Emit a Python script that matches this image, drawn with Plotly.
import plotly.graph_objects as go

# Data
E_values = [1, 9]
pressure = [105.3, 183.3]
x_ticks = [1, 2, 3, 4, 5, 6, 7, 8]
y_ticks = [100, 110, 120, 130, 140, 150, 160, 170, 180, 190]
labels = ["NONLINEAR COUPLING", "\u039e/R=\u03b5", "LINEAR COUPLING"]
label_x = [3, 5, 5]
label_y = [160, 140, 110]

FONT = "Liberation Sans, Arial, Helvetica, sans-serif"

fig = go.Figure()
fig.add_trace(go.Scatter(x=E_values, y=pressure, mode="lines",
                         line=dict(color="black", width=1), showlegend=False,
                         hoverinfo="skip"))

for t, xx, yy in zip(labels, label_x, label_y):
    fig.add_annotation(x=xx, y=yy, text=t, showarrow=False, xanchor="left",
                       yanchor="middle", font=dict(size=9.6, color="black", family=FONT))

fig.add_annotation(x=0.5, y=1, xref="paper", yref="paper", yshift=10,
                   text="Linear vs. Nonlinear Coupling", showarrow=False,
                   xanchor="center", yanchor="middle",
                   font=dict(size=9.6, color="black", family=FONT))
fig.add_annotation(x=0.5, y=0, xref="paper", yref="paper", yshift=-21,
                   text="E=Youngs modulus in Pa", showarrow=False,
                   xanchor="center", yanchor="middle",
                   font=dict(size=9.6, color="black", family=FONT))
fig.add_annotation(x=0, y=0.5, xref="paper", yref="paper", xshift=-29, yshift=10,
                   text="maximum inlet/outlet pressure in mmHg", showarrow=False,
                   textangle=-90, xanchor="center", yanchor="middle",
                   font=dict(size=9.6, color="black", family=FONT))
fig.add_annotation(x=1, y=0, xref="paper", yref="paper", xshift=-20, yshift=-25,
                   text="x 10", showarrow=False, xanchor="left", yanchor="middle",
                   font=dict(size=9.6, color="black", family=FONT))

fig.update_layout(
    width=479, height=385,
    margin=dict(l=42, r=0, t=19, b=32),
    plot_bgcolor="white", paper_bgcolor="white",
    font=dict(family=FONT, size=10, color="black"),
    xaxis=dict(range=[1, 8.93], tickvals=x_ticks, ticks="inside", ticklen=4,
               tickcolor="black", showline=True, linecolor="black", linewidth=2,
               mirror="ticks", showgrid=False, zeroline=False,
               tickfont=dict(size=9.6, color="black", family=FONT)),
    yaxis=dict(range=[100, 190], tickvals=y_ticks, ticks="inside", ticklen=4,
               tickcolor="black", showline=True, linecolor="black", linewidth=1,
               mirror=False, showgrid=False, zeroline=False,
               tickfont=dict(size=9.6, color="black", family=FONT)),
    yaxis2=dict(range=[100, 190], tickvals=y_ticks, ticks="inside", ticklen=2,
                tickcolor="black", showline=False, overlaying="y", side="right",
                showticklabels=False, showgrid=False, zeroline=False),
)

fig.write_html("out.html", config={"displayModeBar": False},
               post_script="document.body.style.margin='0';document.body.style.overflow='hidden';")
****************
[STATED TASK]
Write the data back out verbatim.

[OUTPUT OF THE TASK]
Emit a Python script that matches this image, drawn with Plotly.
import plotly.graph_objects as go

# Data
E_values = [1, 9]
pressure = [105.3, 183.3]
x_ticks = [1, 2, 3, 4, 5, 6, 7, 8]
y_ticks = [100, 110, 120, 130, 140, 150, 160, 170, 180, 190]
labels = ["NONLINEAR COUPLING", "\u039e/R=\u03b5", "LINEAR COUPLING"]
label_x = [3, 5, 5]
label_y = [160, 140, 110]

FONT = "Liberation Sans, Arial, Helvetica, sans-serif"

fig = go.Figure()
fig.add_trace(go.Scatter(x=E_values, y=pressure, mode="lines",
                         line=dict(color="black", width=1), showlegend=False,
                         hoverinfo="skip"))

for t, xx, yy in zip(labels, label_x, label_y):
    fig.add_annotation(x=xx, y=yy, text=t, showarrow=False, xanchor="left",
                       yanchor="middle", font=dict(size=9.6, color="black", family=FONT))

fig.add_annotation(x=0.5, y=1, xref="paper", yref="paper", yshift=10,
                   text="Linear vs. Nonlinear Coupling", showarrow=False,
                   xanchor="center", yanchor="middle",
                   font=dict(size=9.6, color="black", family=FONT))
fig.add_annotation(x=0.5, y=0, xref="paper", yref="paper", yshift=-21,
                   text="E=Youngs modulus in Pa", showarrow=False,
                   xanchor="center", yanchor="middle",
                   font=dict(size=9.6, color="black", family=FONT))
fig.add_annotation(x=0, y=0.5, xref="paper", yref="paper", xshift=-29, yshift=10,
                   text="maximum inlet/outlet pressure in mmHg", showarrow=False,
                   textangle=-90, xanchor="center", yanchor="middle",
                   font=dict(size=9.6, color="black", family=FONT))
fig.add_annotation(x=1, y=0, xref="paper", yref="paper", xshift=-20, yshift=-25,
                   text="x 10", showarrow=False, xanchor="left", yanchor="middle",
                   font=dict(size=9.6, color="black", family=FONT))

fig.update_layout(
    width=479, height=385,
    margin=dict(l=42, r=0, t=19, b=32),
    plot_bgcolor="white", paper_bgcolor="white",
    font=dict(family=FONT, size=10, color="black"),
    xaxis=dict(range=[1, 8.93], tickvals=x_ticks, ticks="inside", ticklen=4,
               tickcolor="black", showline=True, linecolor="black", linewidth=2,
               mirror="ticks", showgrid=False, zeroline=False,
               tickfont=dict(size=9.6, color="black", family=FONT)),
    yaxis=dict(range=[100, 190], tickvals=y_ticks, ticks="inside", ticklen=4,
               tickcolor="black", showline=True, linecolor="black", linewidth=1,
               mirror=False, showgrid=False, zeroline=False,
               tickfont=dict(size=9.6, color="black", family=FONT)),
    yaxis2=dict(range=[100, 190], tickvals=y_ticks, ticks="inside", ticklen=2,
                tickcolor="black", showline=False, overlaying="y", side="right",
                showticklabels=False, showgrid=False, zeroline=False),
)

fig.write_html("out.html", config={"displayModeBar": False},
               post_script="document.body.style.margin='0';document.body.style.overflow='hidden';")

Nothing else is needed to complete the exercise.